After a few years in Runcorn, they came back to Stoke in the 1960s and settled in Brindley Ford. Here they bought a property that was their home and a chip shop, on Beatrice Street where they lived and worked for years to come. Gilly had stopped travelling for his welding job at this point and this was his and Emma’s new occupation. My Nan recalls fond memories of Brindley Ford in those days and the community spirit. She worked at a baker's on Saturdays a couple of doors down and there was a pub across from the chippy which bought in plenty of customers.


In around 1967. Unfortunately, the chip shop and the whole row of terraces got knocked down due to a compulsory purchase order from the local council. The village protested but to no success, so unfortunately the building doesn't stand anymore. However, I did find an old photo of it once, even better than this one and I drew my Nan a picture of it. Here you can see the chippy in the front left of the picture and the bakery down the street where the baker's van is. I found this photo online and I believe it was taken around 1960.


After the street was demolished Gilly and Emma moved to Biddulph. Gilly went on to work at Chatterley Whitfield Museum where he stayed into his retirement and would walk from Biddulph down the old railway line to the colliery every day in his 60s and 70s.

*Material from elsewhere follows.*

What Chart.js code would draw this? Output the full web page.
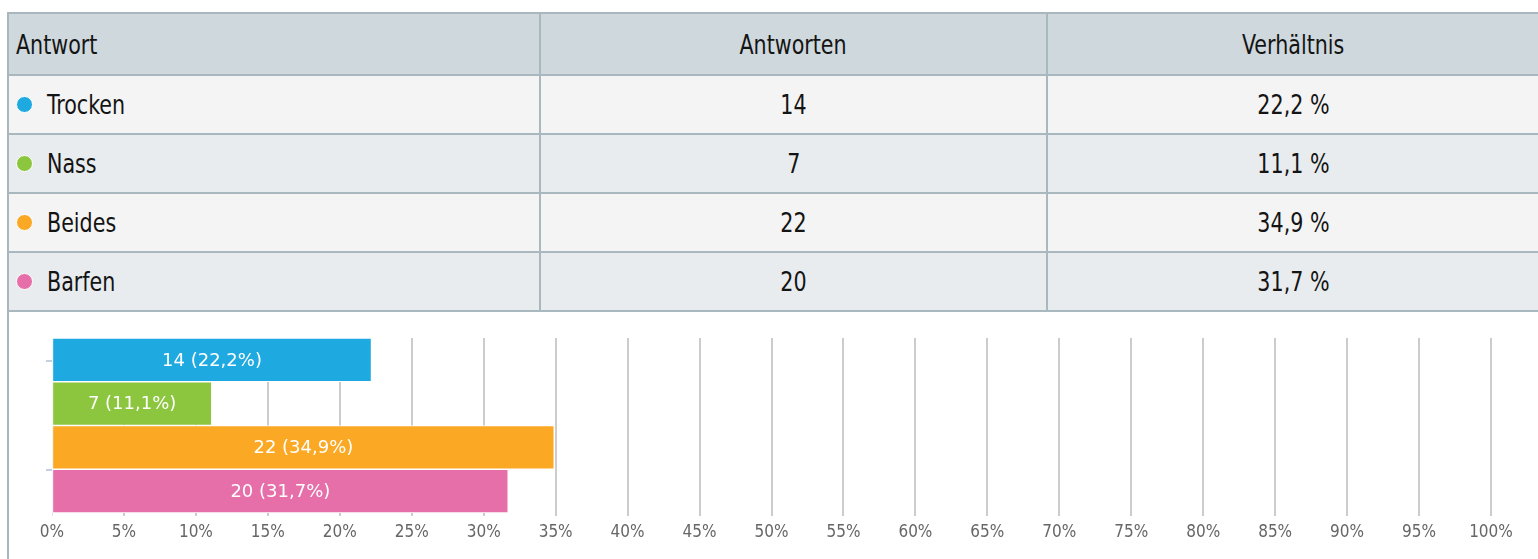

He continued to weld and make things from brass as a hobby in his retirement. He had the facilities to do this somewhere at Chatterley Whitfield. We have multiple ornaments he made such as a brass Spitfire that I was given as a child and a decorative sword that my Nan still has in her house. We also have these medals from his Navy days. The Pacific star, Atlantic star, 1939-45 star and his service medal.